I often ask readers for input on blog posts and one topic in particular has come up multiple times in the past few months: camping etiquette and basic respect.
I’m a big fan of free camping! Free camping combines two of my favorite things: camping and bargains. I’ve actually written three articles on the basics of free camping here, here, and here.
Dispersed camping, freedom camping, boon-docking, primitive camping, or whatever else you might want to call it, is one of the best ways to get a true camping experience. You get away from the city, you get away from the lights, you get away from the crowds.
However, you don’t get away from responsibility. Nature is beautiful. If we don’t treat it with respect, clean up after ourselves, and practice basic fire safety it won’t stay that way for long. This post is written as a basic guide on camping etiquette. It’s doesn’t include everything, but it’s a good place to start.
Pack It In, Pack It Out
It’s that simple. If you brought it in, you not only have the space, but you also have the responsibility to bring it back out with you. I can’t tell you how many times I’ve pulled into a once-beautiful campsite, that is littered with cigarette butts, water bottles, and Doritos bags.

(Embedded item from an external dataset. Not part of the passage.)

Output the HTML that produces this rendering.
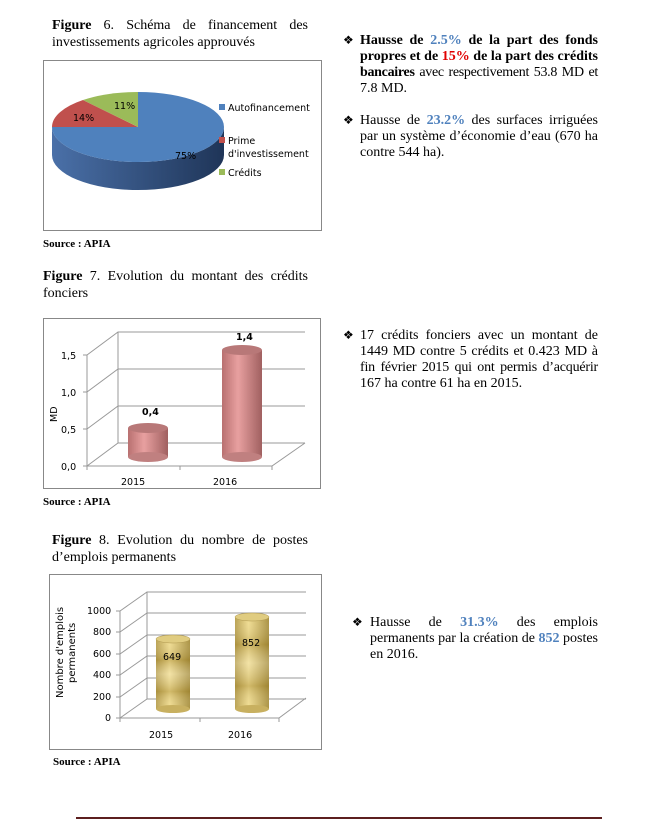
<!DOCTYPE html>
<html><head><meta charset="utf-8"><style>
body{margin:0;width:668px;height:820px;background:#fff;position:relative;overflow:hidden;font-family:"Liberation Serif",serif;color:#000}
.cap{position:absolute;left:52px;width:256px;font-size:14px;line-height:17px;text-align:justify;text-align-last:justify}
.src{position:absolute;font-size:11px;font-weight:bold}
.b{position:absolute;left:360px;width:238px;font-size:14px;line-height:16px}
.b span.l{display:block;white-space:nowrap;text-align:justify;text-align-last:justify}
.b span.e{display:block;white-space:nowrap}
.bl{color:#4f81bd}.rd{color:#e00000}
.dia{position:absolute;font-size:12px}
svg{position:absolute;left:0;top:0}
svg text{font-family:"DejaVu Sans","Liberation Sans",sans-serif}
</style></head><body>
<div class="cap" style="top:17px"><b>Figure</b> 6. Schéma de financement des</div>
<div class="cap" style="top:34px;text-align-last:left">investissements agricoles approuvés</div>
<div class="src" style="left:43px;top:238px">Source : APIA</div>

<div class="cap" style="top:268px;left:43px;width:265px"><b>Figure</b> 7. Evolution du montant des crédits</div>
<div class="cap" style="top:285px;left:43px;text-align-last:left">fonciers</div>
<div class="src" style="left:43px;top:496px">Source : APIA</div>

<div class="cap" style="top:532px;width:256px"><b>Figure</b> 8. Evolution du nombre de postes</div>
<div class="cap" style="top:549px;text-align-last:left">d’emplois permanents</div>
<div class="src" style="left:53px;top:756px">Source : APIA</div>

<div class="dia" style="left:343px;top:33px">❖</div>
<div class="b" style="top:33px;font-weight:bold">
<span class="l">Hausse de <span class="bl">2.5%</span> de la part des fonds</span>
<span class="l">propres et de <span class="rd">15%</span> de la part des crédits</span>
<span class="l" style="letter-spacing:-0.3px;word-spacing:-1px">bancaires <span style="font-weight:normal">avec respectivement 53.8 MD et</span></span>
<span class="e" style="font-weight:normal">7.8 MD.</span></div>
<div class="dia" style="left:343px;top:113px">❖</div>
<div class="b" style="top:113px">
<span class="l">Hausse de <b class="bl">23.2%</b> des surfaces irriguées</span>
<span class="l">par un système d’économie d’eau (670 ha</span>
<span class="e">contre 544 ha).</span></div>
<div class="dia" style="left:343px;top:328px">❖</div>
<div class="b" style="top:328px">
<span class="l">17 crédits fonciers avec un montant de</span>
<span class="l">1449 MD contre 5 crédits et 0.423 MD à</span>
<span class="l" style="letter-spacing:-0.2px">fin février 2015 qui ont permis d’acquérir</span>
<span class="e">167 ha contre 61 ha en 2015.</span></div>
<div class="dia" style="left:352px;top:615px">❖</div>
<div class="b" style="top:615px;left:370px;width:228px">
<span class="l">Hausse de <b class="bl">31.3%</b> des emplois</span>
<span class="l">permanents par la création de <b class="bl">852</b> postes</span>
<span class="e">en 2016.</span></div>

<div style="position:absolute;left:76px;top:817px;width:526px;height:2px;background:#5c1f1f"></div>

<svg width="668" height="820">
<defs>
<linearGradient id="side" x1="0" x2="1"><stop offset="0" stop-color="#4a70a8"/><stop offset="1" stop-color="#1f3558"/></linearGradient>
<linearGradient id="cyl" x1="0" x2="1"><stop offset="0" stop-color="#b87070"/><stop offset="0.4" stop-color="#e8a0a0"/><stop offset="1" stop-color="#a06060"/></linearGradient>
<linearGradient id="gold" x1="0" x2="1"><stop offset="0" stop-color="#b8a050"/><stop offset="0.4" stop-color="#f0dc90"/><stop offset="1" stop-color="#a89040"/></linearGradient>
<linearGradient id="goldv" x1="0" y1="0" x2="0" y2="1"><stop offset="0" stop-color="#fff" stop-opacity="0"/><stop offset="0.3" stop-color="#8a6a10" stop-opacity="0.3"/><stop offset="0.5" stop-color="#fff" stop-opacity="0.2"/><stop offset="0.75" stop-color="#8a6a10" stop-opacity="0.3"/><stop offset="1" stop-color="#fff" stop-opacity="0"/></linearGradient>
</defs>
<rect x="43.5" y="60.5" width="278" height="170" fill="none" stroke="#888"/>
<path d="M224,127 A86,35 0 0 1 52,127 L52,155 A86,35 0 0 0 224,155 Z" fill="url(#side)"/>
<path d="M138,127 L138,92 A86,35 0 1 1 52,127 Z" fill="#4f81bd"/>
<path d="M138,127 L52,127 A86,35 0 0 1 83,100 Z" fill="#c0504d"/>
<path d="M138,127 L83,100 A86,35 0 0 1 138,92 Z" fill="#9bbb59"/>
<g font-size="9.5">
<text x="114" y="109">11%</text><text x="73" y="121">14%</text><text x="175" y="159">75%</text>
<rect x="219" y="104" width="6" height="6" fill="#4f81bd"/><text x="228" y="111">Autofinancement</text>
<rect x="219" y="137" width="6" height="6" fill="#c0504d"/><text x="228" y="144">Prime</text><text x="228" y="157">d'investissement</text>
<rect x="219" y="169" width="6" height="6" fill="#9bbb59"/><text x="228" y="176">Crédits</text>
</g>
<rect x="43.5" y="318.5" width="277" height="170" fill="none" stroke="#888"/>
<g stroke="#999" fill="none">
<path d="M87,355V466H272L305,443"/>
<path d="M87,355L118,332H305M87,392L118,369H305M87,429L118,406H305M87,466L118,443H305M118,332V443"/>
<path d="M83,355h4M83,392h4M83,429h4M83,466h4M87,466v4M180,466v4M272,466v4"/>
</g>
<rect x="128" y="428" width="40" height="29" fill="url(#cyl)"/><ellipse cx="148" cy="457" rx="20" ry="5" fill="#c08080"/><ellipse cx="148" cy="428" rx="20" ry="5" fill="#b87878"/>
<rect x="222" y="350" width="40" height="107" fill="url(#cyl)"/><ellipse cx="242" cy="457" rx="20" ry="5" fill="#c08080"/><ellipse cx="242" cy="350" rx="20" ry="5" fill="#b87878"/>
<g font-size="9.5"><text x="61" y="359">1,5</text><text x="61" y="396">1,0</text><text x="61" y="433">0,5</text><text x="61" y="470">0,0</text>
<text x="121" y="485">2015</text><text x="213" y="485">2016</text>
<text x="142" y="415" font-weight="bold">0,4</text><text x="236" y="340" font-weight="bold">1,4</text>
<text transform="translate(57,422) rotate(-90)">MD</text></g>
<rect x="49.5" y="574.5" width="272" height="175" fill="none" stroke="#888"/>
<g stroke="#999" fill="none">
<path d="M120,611V718H279L306,698"/>
<path d="M120,611L147,592H306M120,632L147,613H306M120,654L147,635H306M120,675L147,656H306M120,697L147,678H306M120,718L147,699H306M147,592V699"/>
<path d="M116,611h4M116,632h4M116,654h4M116,675h4M116,697h4M116,718h4M120,718v4M200,718v4M279,718v4"/>
</g>
<rect x="156" y="639" width="34" height="70" fill="url(#gold)"/><rect x="156" y="639" width="34" height="70" fill="url(#goldv)"/><ellipse cx="173" cy="709" rx="17" ry="4" fill="#c8b060"/><ellipse cx="173" cy="639" rx="17" ry="4" fill="#e0cc80" stroke="#b09850" stroke-width="0.5"/>
<rect x="235" y="617" width="34" height="92" fill="url(#gold)"/><rect x="235" y="617" width="34" height="92" fill="url(#goldv)"/><ellipse cx="252" cy="709" rx="17" ry="4" fill="#c8b060"/><ellipse cx="252" cy="617" rx="17" ry="4" fill="#e0cc80" stroke="#b09850" stroke-width="0.5"/>
<g font-size="9.5"><text x="87" y="614">1000</text><text x="93" y="635">800</text><text x="93" y="657">600</text><text x="93" y="678">400</text><text x="93" y="700">200</text><text x="105" y="721">0</text>
<text x="149" y="738">2015</text><text x="228" y="738">2016</text>
<text x="163" y="660">649</text><text x="242" y="646">852</text>
<text transform="translate(63,698) rotate(-90)" font-size="10">Nombre d'emplois</text>
<text transform="translate(75,683) rotate(-90)" font-size="10">permanents</text></g>
</svg>
</body></html>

This includes poop, ladies and gentlemen. There are tons of options for carrying your little bundles of joy out with you. Here’s a basic option called the Double Doodie.
Leave No Trace
This step goes hand-in-hand with the “Pack It In, Pack It Out” step. Not only should you leave your campsite trash free, but you should also leave the natural setting relatively untouched. Here are a few tips to leave no trace:
- Light fires in existing fire rings
- Leave what you find
- Camp on durable surfaces
- Respect local wildlife
As a Californian, it is pretty apparent that people are not doing a great job of fire safety. It’s a sad reality that many of the large forest fires that destroy California’s beautiful natural forests are easily preventable. Please check out this link on fire safety, and always make sure that you’re aware of current fire warnings and restrictions.
Don’t be dumb. Follow the rules.
Rules and regulations are not there to stop you from having fun. Their purpose is the preservation of nature. It’s your job to make sure that you are aware of all the applicable rules and regulations before you go camping. The easiest way to do this is to contact the local Ranger Station before you head out on your trip.
Well, there you have it. A basic guide to camping etiquette. If I missed anything, please let me know in the comments below. Thanks for reading, and thanks for being respectful.
Como Chingo August 13, 2017
Add in a note about respecting the locals where ever you entitled so-cal people go. Most of us don’t enjoy your brand of loud boisterous activity, but we tolerate it because you bring money to the area. We live out here in the boonies for a reason. Respect that.
Josh August 19, 2017 — Post Author
I agree that people should always be respectful, especially of locals. However, I think it’s unfair to generalize and say that all people from So-Cal are disrespectful. When you do that, you’re being disrespectful while asking others to be respectful.